How are tsunami waves different from normal waves?
Tsunami waves travel very, very rapidly. The normal waves that we're accustomed to on the ocean are mostly driven by the wind, so they travel at the speed that the wind blows. With a tsunami, the speed depends on the depth of the water. Out in the open ocean, for example, where it's 5,000 meters deep, the speed of a tsunami's waves will be about 220 meters per second. The speed of the waves in 500-meter deep ocean drops to about 70 meters per second. If there's a lot of deep ocean between where a tsunami starts and where it's going these waves will get there extremely fast.

How does a tsunami wave change as it reaches the coast?
Part of what makes the tsunamis so damaging is that, as this mass of water is approaching a shoreline, it's also slowing down, so the water at the front of the wave is moving slower than the water coming in at the back of the wave. As a result, you get this huge piling up effect of the water.

As this approaches the shoreline, the sea level there can increase by several meters or even 10 meters—maybe 20 meters in an extreme case—and stay that way for some long period of time because these waves have a very long wavelength. So it's really different than a wind-driven wave that crashes on the shoreline and rolls back into the sea. In the case of a tsunami, the sea level at that shoreline is increasing for some period of time. Anything below that level on the shore will be flooded for a length of time.

Can the height of tsunami waves be predicted before they reach shore?
We can predict the path and the speed pretty well, but the height at a given location can be pretty hard to predict. It has to do with understanding the details of the fluid dynamics within the waves and the way the seafloor is shaped—how quickly it gets shallow.
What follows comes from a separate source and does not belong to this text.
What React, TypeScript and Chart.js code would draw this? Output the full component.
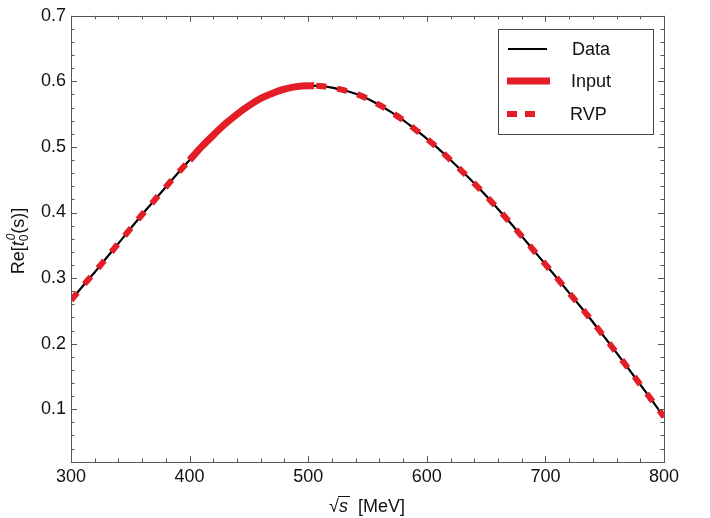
import React, { useEffect, useRef } from "react";
import { Chart, registerables } from "chart.js";

Chart.register(...registerables);

// ---- data ----
const sqrtS = [
  300, 310, 320, 330, 340, 350, 360, 370, 380, 390, 400, 410, 420, 430, 440, 450,
  460, 470, 480, 490, 500, 510, 520, 530, 540, 550, 560, 570, 580, 590, 600, 610,
  620, 630, 640, 650, 660, 670, 680, 690, 700, 710, 720, 730, 740, 750, 760, 770,
  780, 790, 800,
];
const dataRe = [
  0.266, 0.288, 0.309, 0.331, 0.353, 0.375, 0.397, 0.418, 0.439, 0.46, 0.48, 0.5,
  0.518, 0.535, 0.55, 0.563, 0.574, 0.582, 0.588, 0.592, 0.5935, 0.593, 0.5905,
  0.5865, 0.581, 0.5735, 0.564, 0.553, 0.541, 0.527, 0.5125, 0.497, 0.48, 0.4625,
  0.4445, 0.4255, 0.4055, 0.385, 0.364, 0.3425, 0.321, 0.2995, 0.2775, 0.2555,
  0.233, 0.2095, 0.186, 0.162, 0.1375, 0.113, 0.088,
];
const rvpRe = [
  0.266, 0.288, 0.309, 0.331, 0.353, 0.375, 0.397, 0.418, 0.439, 0.46, 0.48, 0.5,
  0.518, 0.535, 0.55, 0.563, 0.574, 0.582, 0.588, 0.592, 0.5935, 0.593, 0.5905,
  0.5865, 0.581, 0.5735, 0.564, 0.553, 0.541, 0.527, 0.5125, 0.497, 0.48, 0.4625,
  0.4445, 0.4255, 0.4055, 0.385, 0.364, 0.3425, 0.321, 0.2995, 0.2775, 0.2555,
  0.233, 0.2095, 0.186, 0.162, 0.1375, 0.113, 0.088,
];
const inputS = [400, 410, 420, 430, 440, 450, 460, 470, 480, 490, 500, 505];
const inputRe = [0.48, 0.5, 0.518, 0.535, 0.55, 0.563, 0.574, 0.582, 0.588, 0.592, 0.5935, 0.5935];

const xTicks = [300, 400, 500, 600, 700, 800];
const yTicks = [0.1, 0.2, 0.3, 0.4, 0.5, 0.6, 0.7];
const xMinorStep = 20;
const yMinorStep = 0.02;
const legendLabels = ["Data", "Input", "RVP"];

const RED = "rgb(228,30,38)";
const AXIS = "#555";
const FONT = "'Liberation Sans', Arial, sans-serif";

const toPts = (xs: number[], ys: number[]) => xs.map((x, i) => ({ x, y: ys[i] }));

const decorPlugin = {
  id: "decor",
  afterDraw(chart: any) {
    const { ctx, chartArea: a, scales } = chart;
    const xs = scales.x;
    const ys = scales.y;
    ctx.save();
    // frame
    ctx.strokeStyle = AXIS;
    ctx.lineWidth = 1;
    ctx.strokeRect(Math.round(a.left) + 0.5, Math.round(a.top) + 0.5, Math.round(a.right - a.left), Math.round(a.bottom - a.top));
    // ticks
    const majL = 6;
    const minL = 3.5;
    ctx.beginPath();
    for (let v = xs.min; v <= xs.max + 1e-9; v += xMinorStep) {
      const isMaj = xTicks.some((t) => Math.abs(t - v) < 1e-6);
      const L = isMaj ? majL : minL;
      const px = Math.round(xs.getPixelForValue(v)) + 0.5;
      ctx.moveTo(px, a.bottom);
      ctx.lineTo(px, a.bottom - L);
      ctx.moveTo(px, a.top);
      ctx.lineTo(px, a.top + L);
    }
    const y0 = Math.ceil(ys.min / yMinorStep - 1e-6) * yMinorStep;
    for (let k = 0; y0 + k * yMinorStep <= ys.max + 1e-9; k++) {
      const v = y0 + k * yMinorStep;
      const isMaj = yTicks.some((t) => Math.abs(t - v) < 1e-6);
      const L = isMaj ? majL : minL;
      const py = Math.round(ys.getPixelForValue(v)) + 0.5;
      ctx.moveTo(a.left, py);
      ctx.lineTo(a.left + L, py);
      ctx.moveTo(a.right, py);
      ctx.lineTo(a.right - L, py);
    }
    ctx.stroke();

    // x title: sqrt(s) [MeV]
    ctx.fillStyle = "#111";
    ctx.textBaseline = "alphabetic";
    const f = `18px ${FONT}`;
    const fi = `italic 18px ${FONT}`;
    ctx.font = f;
    const wRoot = ctx.measureText("\u221A").width;
    ctx.font = fi;
    const wS = ctx.measureText("s").width;
    ctx.font = f;
    const wRest = ctx.measureText("  [MeV]").width;
    const total = wRoot + wS + wRest;
    let cx = 367 - total / 2;
    const by = 512;
    ctx.font = f;
    ctx.fillText("\u221A", cx, by);
    cx += wRoot;
    ctx.font = fi;
    ctx.fillText("s", cx, by);
    ctx.lineWidth = 1;
    ctx.strokeStyle = "#111";
    ctx.beginPath();
    ctx.moveTo(cx - 1, by - 15.5);
    ctx.lineTo(cx + wS + 2, by - 15.5);
    ctx.stroke();
    cx += wS;
    ctx.font = f;
    ctx.fillText("  [MeV]", cx, by);

    // y title: Re[t_0^0(s)]
    ctx.save();
    ctx.translate(24, 241);
    ctx.rotate(-Math.PI / 2);
    const fs = `12px ${FONT}`;
    const fsi = `italic 12px ${FONT}`;
    ctx.font = f;
    const w1 = ctx.measureText("Re[").width;
    ctx.font = fi;
    const w2 = ctx.measureText("t").width;
    ctx.font = fs;
    const w3 = ctx.measureText("0").width + 1;
    ctx.font = f;
    const w4 = ctx.measureText("(s)]").width;
    let tx = -(w1 + w2 + w3 + w4) / 2;
    ctx.font = f;
    ctx.fillText("Re[", tx, 0);
    tx += w1;
    ctx.font = fi;
    ctx.fillText("t", tx, 0);
    tx += w2;
    ctx.font = fs;
    ctx.fillText("0", tx, 4);
    ctx.font = fsi;
    ctx.fillText("0", tx + 1, -9);
    tx += w3;
    ctx.font = f;
    ctx.fillText("(s)]", tx, 0);
    ctx.restore();

    // legend
    ctx.strokeStyle = "#444";
    ctx.lineWidth = 1;
    ctx.fillStyle = "#fff";
    ctx.fillRect(498.5, 29.5, 155, 105);
    ctx.strokeRect(498.5, 29.5, 155, 105);
    const rows = [49, 81, 114];
    // Data
    ctx.strokeStyle = "#000";
    ctx.lineWidth = 2;
    ctx.setLineDash([]);
    ctx.beginPath();
    ctx.moveTo(508, rows[0]);
    ctx.lineTo(547, rows[0]);
    ctx.stroke();
    // Input
    ctx.strokeStyle = RED;
    ctx.lineWidth = 7;
    ctx.beginPath();
    ctx.moveTo(507, rows[1]);
    ctx.lineTo(550, rows[1]);
    ctx.stroke();
    // RVP
    ctx.lineWidth = 6;
    ctx.setLineDash([10, 8]);
    ctx.beginPath();
    ctx.moveTo(507, rows[2]);
    ctx.lineTo(535, rows[2]);
    ctx.stroke();
    ctx.setLineDash([]);
    ctx.fillStyle = "#111";
    ctx.font = f;
    ctx.textBaseline = "middle";
    const textX = [572, 571, 570];
    legendLabels.forEach((l, i) => ctx.fillText(l, textX[i], rows[i] + 1));
    ctx.restore();
  },
};

export default function App() {
  const ref = useRef<HTMLCanvasElement | null>(null);
  useEffect(() => {
    if (!ref.current) return;
    const chart = new Chart(ref.current, {
      type: "line",
      data: {
        datasets: [
          {
            label: legendLabels[0],
            data: toPts(sqrtS, dataRe),
            borderColor: "#000",
            borderWidth: 2.2,
            pointRadius: 0,
            cubicInterpolationMode: "monotone",
            order: 3,
          },
          {
            label: legendLabels[1],
            data: toPts(inputS, inputRe),
            borderColor: RED,
            borderWidth: 7,
            pointRadius: 0,
            cubicInterpolationMode: "monotone",
            order: 2,
          },
          {
            label: legendLabels[2],
            data: toPts(sqrtS, rvpRe),
            borderColor: RED,
            borderWidth: 6,
            borderDash: [10, 11],
            pointRadius: 0,
            cubicInterpolationMode: "monotone",
            order: 1,
          },
        ],
      },
      options: {
        responsive: false,
        animation: false,
        layout: { padding: { top: 15, right: 46, left: 0, bottom: 0 } },
        plugins: { legend: { display: false }, tooltip: { enabled: false } },
        scales: {
          x: {
            type: "linear",
            min: 300,
            max: 800,
            grid: { display: false, drawTicks: false },
            border: { display: false },
            afterBuildTicks: (s: any) => {
              s.ticks = xTicks.map((v) => ({ value: v }));
            },
            afterFit: (s: any) => {
              s.height = 56;
            },
            ticks: {
              padding: 4,
              color: "#111",
              font: { family: FONT, size: 18 },
              maxRotation: 0,
              callback: (v: any) => String(v),
            },
          },
          y: {
            type: "linear",
            min: 0.0195,
            max: 0.7,
            grid: { display: false, drawTicks: false },
            border: { display: false },
            afterBuildTicks: (s: any) => {
              s.ticks = yTicks.map((v) => ({ value: v }));
            },
            afterFit: (s: any) => {
              s.width = 71;
            },
            ticks: {
              padding: 5,
              color: "#111",
              font: { family: FONT, size: 18 },
              callback: (v: any) => Number(v).toFixed(1),
            },
          },
        },
      },
      plugins: [decorPlugin],
    } as any);
    return () => chart.destroy();
  }, []);
  return (
    <div style={{ position: "fixed", left: 0, top: 0, width: 710, height: 518, background: "#fff" }}>
      <canvas ref={ref} width={710} height={518} />
    </div>
  );
}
Is there a danger of aftershocks from this earthquake creating additional tsunamis in the coming days and weeks?
Yes, there is. Often when an earthquake releases some stress along a subduction zone, such the one where the ocean crust is pushing below Japan, it can throw other parts of that zone out of equilibrium. This subduction zone is a very large-scale feature that is maybe hundreds to thousands of kilometers long, where the Pacific plate is going down beneath the Asian plate. Only a small part of that snapped to generate this earthquake and tsunami, but the fact that part of it snapped now changes the whole balance of forces along that system. So there could be another one, although most aftershocks are not as strong as the original earthquake.

How strong would an aftershock need to be to create a tsunami?
In general a magnitude 6 or higher would give you substantial enough motion to trigger a tsunami, but it also depends on the local situation, so I wouldn't say that's written in stone in any way. The higher the magnitude, the more likely an earthquake is to cause a tsunami because the magnitude reflects the amount of motion of the crust when it snaps.
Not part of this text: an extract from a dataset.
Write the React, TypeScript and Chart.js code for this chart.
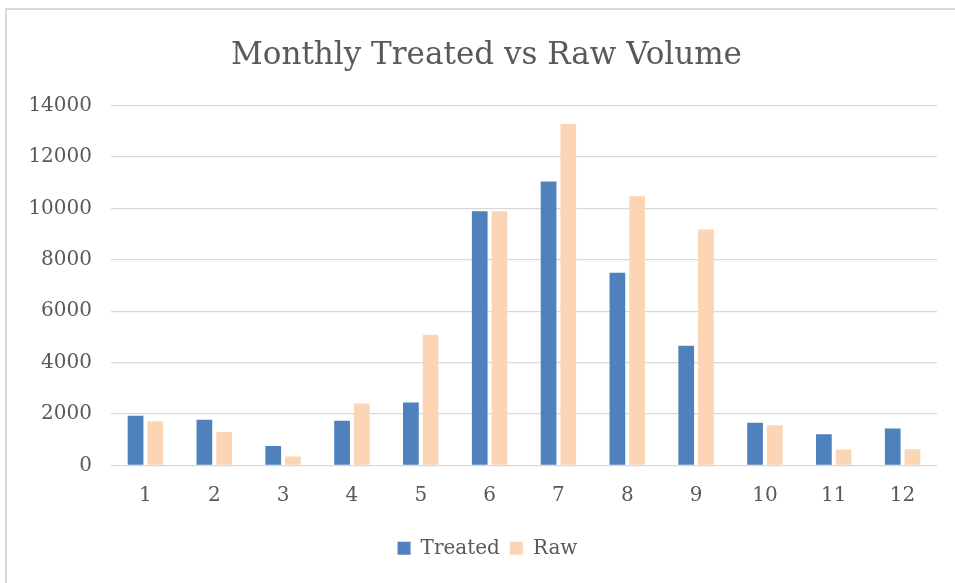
import React, { useEffect, useRef } from "react";
import { Chart, registerables } from "chart.js";

Chart.register(...registerables);

const months = ["1", "2", "3", "4", "5", "6", "7", "8", "9", "10", "11", "12"];
const treated = [1925, 1770, 755, 1730, 2446, 9890, 11045, 7494, 4658, 1652, 1210, 1431];
const raw = [1717, 1301, 338, 2407, 5087, 9890, 13283, 10473, 9185, 1561, 611, 624];
const yTicks = [0, 2000, 4000, 6000, 8000, 10000, 12000, 14000];

const FONT = "'DejaVu Serif', serif";
const TEXT = "#595959";

const blockShift = {
  id: "blockShift",
  afterLayout(chart: any) {
    const l = chart.legend;
    if (l) {
      l.left += 19;
      l.right += 19;
      l.top += 2;
      l.bottom += 2;
    }
    const t = chart.titleBlock;
    if (t) {
      t.left += 18;
      t.right += 18;
    }
  },
};

export default function App() {
  const ref = useRef<HTMLCanvasElement | null>(null);

  useEffect(() => {
    if (!ref.current) return;
    const chart = new Chart(ref.current, {
      type: "bar",
      data: {
        labels: months,
        datasets: [
          {
            label: "Treated",
            data: treated,
            backgroundColor: "#4F81BD",
            categoryPercentage: 0.573,
            barPercentage: 0.797,
          },
          {
            label: "Raw",
            data: raw,
            backgroundColor: "#FCD5B5",
            categoryPercentage: 0.573,
            barPercentage: 0.797,
          },
        ],
      },
      plugins: [blockShift],
      options: {
        responsive: false,
        animation: false,
        devicePixelRatio: 1,
        layout: { padding: { left: 0, right: 18, top: 0, bottom: 16.7 } },
        plugins: {
          title: {
            display: true,
            text: "Monthly Treated vs Raw Volume",
            color: TEXT,
            font: { family: FONT, size: 31, weight: "normal", lineHeight: 1.2 },
            padding: { top: 37.4, bottom: 31.1 },
          },
          legend: {
            position: "bottom",
            labels: {
              color: TEXT,
              font: { family: FONT, size: 20, lineHeight: 1.2 },
              boxWidth: 13,
              boxHeight: 13,
              padding: 10,
            },
          },
          tooltip: { enabled: false },
        },
        scales: {
          x: {
            grid: { display: false, drawTicks: false },
            border: { display: false },
            ticks: {
              color: TEXT,
              font: { family: FONT, size: 20, lineHeight: 1.2 },
              padding: 18,
            },
            afterFit: (s: any) => {
              s.height = 61;
            },
          },
          y: {
            min: 0,
            max: 14000,
            grid: { color: "#d9d9d9", lineWidth: 1.3, drawTicks: false },
            border: { display: false },
            afterBuildTicks: (s: any) => {
              s.ticks = yTicks.map((v) => ({ value: v }));
            },
            ticks: {
              color: TEXT,
              font: { family: FONT, size: 20, lineHeight: 1.2 },
              padding: 19,
              callback: (v: any) => String(v),
            },
            afterFit: (s: any) => {
              s.width = 111;
            },
          },
        },
      },
    });
    return () => chart.destroy();
  }, []);

  return (
    <div
      style={{
        position: "absolute",
        left: 0,
        top: 0,
        width: 955,
        height: 583,
        overflow: "hidden",
        background: "#fff",
      }}
    >
      <div
        style={{
          position: "absolute",
          left: 5,
          top: 8,
          width: 2000,
          height: 2000,
          borderTop: "2px solid #d9d9d9",
          borderLeft: "2px solid #d9d9d9",
        }}
      />
      <canvas
        ref={ref}
        width={955}
        height={583}
        style={{ position: "absolute", left: 0, top: 0, width: 955, height: 583 }}
      />
    </div>
  );
}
But it also depends on the type of earthquake. Some earthquakes are caused when two plates are sliding horizontally past each other. The San Andreas Fault in California is a good example of this. If a horizontal slide were to happen on the seafloor, there wouldn't be as much vertical motion of the crust so that might generate a smaller tsunami. The reason subduction zones like the one near Japan are so bad for generating tsunamis is that it's a lot of up-and-down motion that really moves a lot of water.